Tuesday, July 3, 2012

I'm LIBOR To Haul Off And Belt Somebody

Long-time readers will remember our old friend the LIBOR, the London Inter-Bank Overnight Rate, or in English, how much banks charge to lend to each other.  Turns out all this time the Libor's been played like a fiddle for the last five years, and the first bankster casualty in manipulation of the rate is the Chairman of Britain's Barclays Bank.

Barclays Plc chairman Marcus Agius quit on Monday, saying "the buck stops with me" after an interest rate rigging scandal that has dealt "a devastating blow" to the bank's reputation.

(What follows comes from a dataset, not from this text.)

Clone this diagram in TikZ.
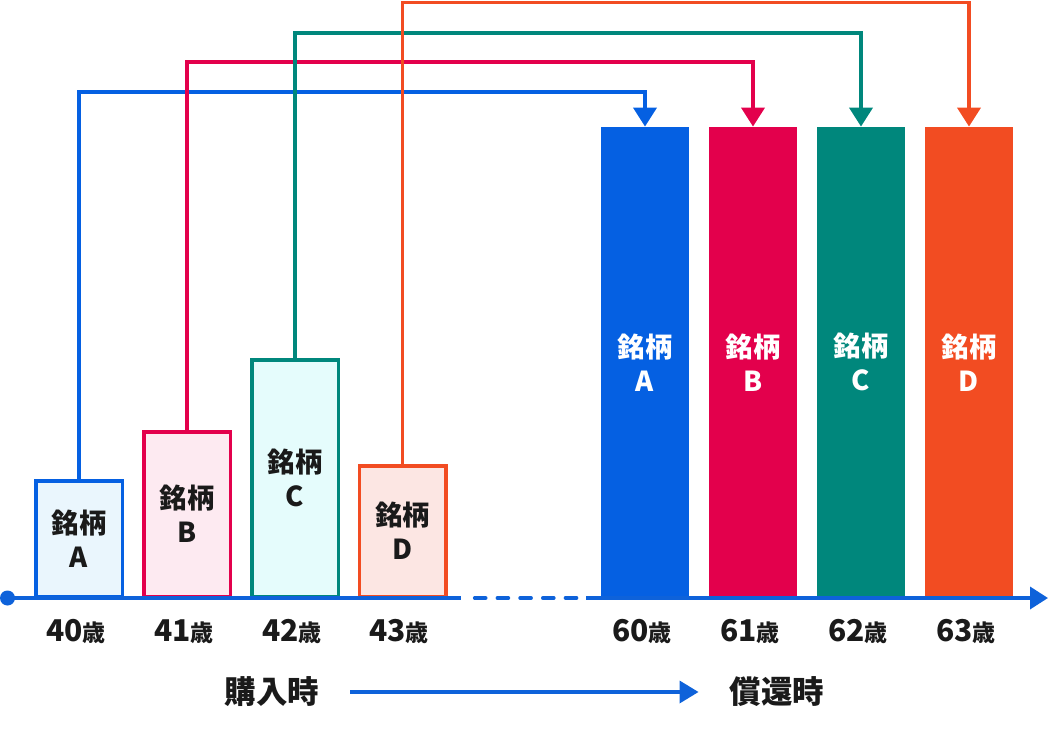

Agius, chairman of Britain's third biggest bank for 5-1/2 years, is the first major scalp from the scandal, which is likely to draw in more banks and could equally embarrass regulatory authorities.

But his resignation did not take the heat off chief executive Bob Diamond, who is also under pressure to go.


This is a big one, folks.  Just how big we're only beginning to find out.


Lawmakers are likely to quiz Agius and Diamond on what the Bank of England (BoE) and other regulators knew about the rate-rigging.

Details in documents released by U.S. authorities last week could prove embarrassing to the BoE, after sources said a key conversation held in October 2008 cited in the documents was between Diamond and BoE Deputy Governor Paul Tucker.

Some people at Barclays mistakenly believed the bank had been granted permission to submit artificially low Libor estimates after that conversation, the documents released last week showed.

More than a dozen other banks are being investigated in the long-running global probe by authorities in North America, Europe and Japan, including Citigroup, HSBC, UBS and Royal Bank of Scotland. Analysts and bankers expect more big fines.



So yes, everybody played the Libor table at Big Casino.  Only now, five years after the fact, is anybody noticing.  Awesome.  Customers paid billions more than they should have to borrow money and have been since 2005.  This scandal is pretty massive, considering trillions in derivatives depend on the Libor rate as well as -- you guessed it -- mortgage rates!

The British and US authorities said they had found evidence Barclays had attempted to manipulate a key borrowing rate for years, meaning that home owners could have paid millions more in mortgage payments than they might otherwise have had to.



And boom went the housing market and our economy.  Just another fraud scam perpetrated by the banks, and the banks are most likely going to walk.  Certainly nobody in the US is going to do anything with an election contest brewing and the EU is in financial chaos.

This one is going to get a lot, lot worse before it gets better.  And as I mentioned earlier this morning, the scandal has now claimed CEO Bob Diamond too.  In addition, COO Jerry del Missier is also out.  Something of a triple play here, and more banks are going to have issues with this.  Look for more resignations, and soon.